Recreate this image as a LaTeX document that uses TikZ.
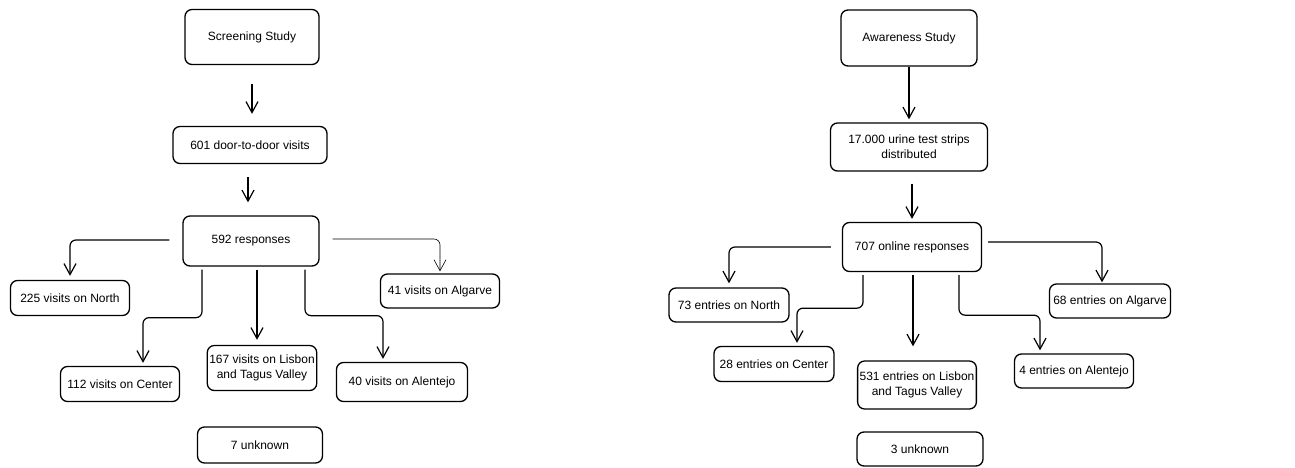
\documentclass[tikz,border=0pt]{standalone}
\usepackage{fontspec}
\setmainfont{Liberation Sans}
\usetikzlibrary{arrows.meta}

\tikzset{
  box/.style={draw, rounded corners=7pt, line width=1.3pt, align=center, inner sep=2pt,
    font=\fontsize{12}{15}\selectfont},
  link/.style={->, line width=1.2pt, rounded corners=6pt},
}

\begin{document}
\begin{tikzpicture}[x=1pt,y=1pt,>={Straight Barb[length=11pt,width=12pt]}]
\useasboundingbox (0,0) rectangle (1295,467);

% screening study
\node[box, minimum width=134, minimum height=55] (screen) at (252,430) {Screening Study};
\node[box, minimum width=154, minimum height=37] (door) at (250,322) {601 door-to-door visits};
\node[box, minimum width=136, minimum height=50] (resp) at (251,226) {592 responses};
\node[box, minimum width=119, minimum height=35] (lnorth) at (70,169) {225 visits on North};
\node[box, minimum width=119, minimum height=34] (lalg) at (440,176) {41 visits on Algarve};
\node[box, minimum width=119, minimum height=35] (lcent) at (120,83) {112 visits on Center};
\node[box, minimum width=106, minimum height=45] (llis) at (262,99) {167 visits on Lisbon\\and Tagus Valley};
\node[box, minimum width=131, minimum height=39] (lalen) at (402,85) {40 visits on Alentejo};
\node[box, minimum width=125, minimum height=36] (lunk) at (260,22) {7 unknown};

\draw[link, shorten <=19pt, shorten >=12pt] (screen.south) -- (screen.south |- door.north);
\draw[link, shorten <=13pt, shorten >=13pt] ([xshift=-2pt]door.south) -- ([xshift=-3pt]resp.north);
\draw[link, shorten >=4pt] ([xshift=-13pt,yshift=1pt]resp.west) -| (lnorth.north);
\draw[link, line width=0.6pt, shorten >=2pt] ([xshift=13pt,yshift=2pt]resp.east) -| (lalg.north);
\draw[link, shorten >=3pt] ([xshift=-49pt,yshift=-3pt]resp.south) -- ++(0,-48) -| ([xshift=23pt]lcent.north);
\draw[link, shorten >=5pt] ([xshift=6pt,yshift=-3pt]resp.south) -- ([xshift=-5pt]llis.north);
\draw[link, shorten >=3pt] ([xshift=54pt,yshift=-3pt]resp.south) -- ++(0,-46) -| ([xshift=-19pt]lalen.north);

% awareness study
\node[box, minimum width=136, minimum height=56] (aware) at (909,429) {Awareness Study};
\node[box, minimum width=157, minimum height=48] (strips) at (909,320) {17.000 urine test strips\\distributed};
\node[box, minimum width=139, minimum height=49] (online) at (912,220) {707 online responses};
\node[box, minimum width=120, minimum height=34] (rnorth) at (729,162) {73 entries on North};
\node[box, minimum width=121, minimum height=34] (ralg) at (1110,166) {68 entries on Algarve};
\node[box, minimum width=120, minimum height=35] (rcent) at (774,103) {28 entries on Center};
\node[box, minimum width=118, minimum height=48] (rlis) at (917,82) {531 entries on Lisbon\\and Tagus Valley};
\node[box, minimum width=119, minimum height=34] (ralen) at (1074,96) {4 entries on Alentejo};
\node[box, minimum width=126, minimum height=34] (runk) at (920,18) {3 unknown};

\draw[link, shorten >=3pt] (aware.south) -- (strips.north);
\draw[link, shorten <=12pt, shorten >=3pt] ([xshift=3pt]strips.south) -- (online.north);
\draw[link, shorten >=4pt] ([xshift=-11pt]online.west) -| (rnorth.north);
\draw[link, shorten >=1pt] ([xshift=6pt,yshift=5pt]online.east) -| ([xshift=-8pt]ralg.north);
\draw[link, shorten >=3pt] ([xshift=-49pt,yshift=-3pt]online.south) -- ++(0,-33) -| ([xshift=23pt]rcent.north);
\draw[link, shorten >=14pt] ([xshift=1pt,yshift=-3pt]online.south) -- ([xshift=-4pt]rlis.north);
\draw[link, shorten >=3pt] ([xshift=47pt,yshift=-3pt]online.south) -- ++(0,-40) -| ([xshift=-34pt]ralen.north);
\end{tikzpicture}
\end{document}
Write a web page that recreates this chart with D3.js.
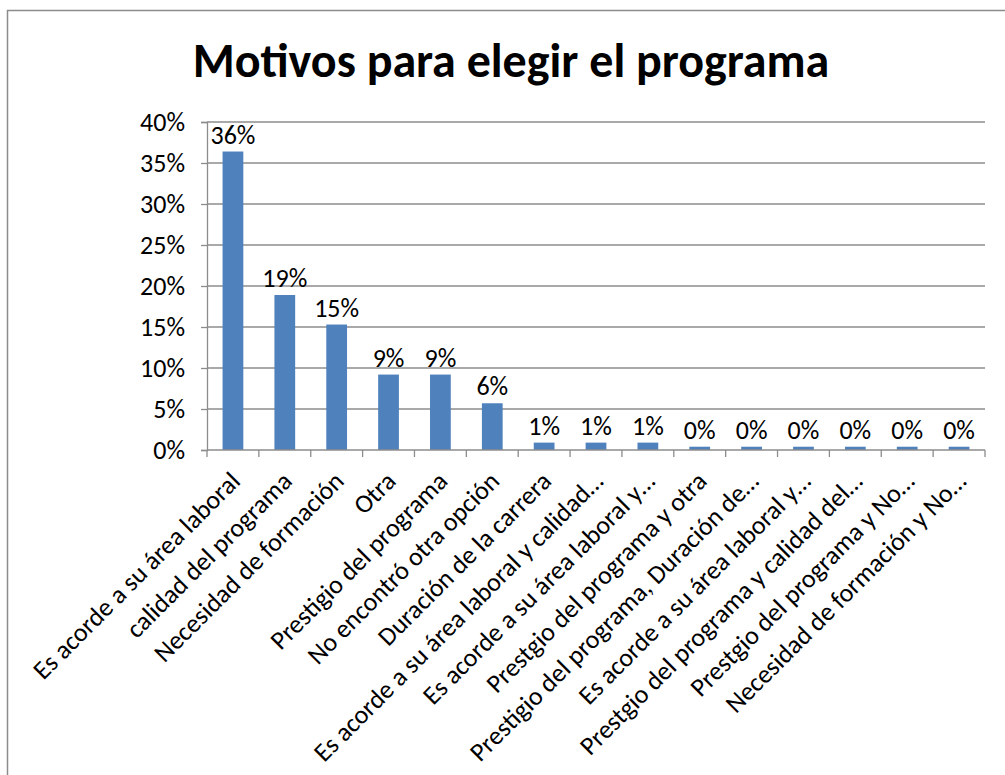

---------------

State, as a bare number, how many lines of the listing hold the word "that".

2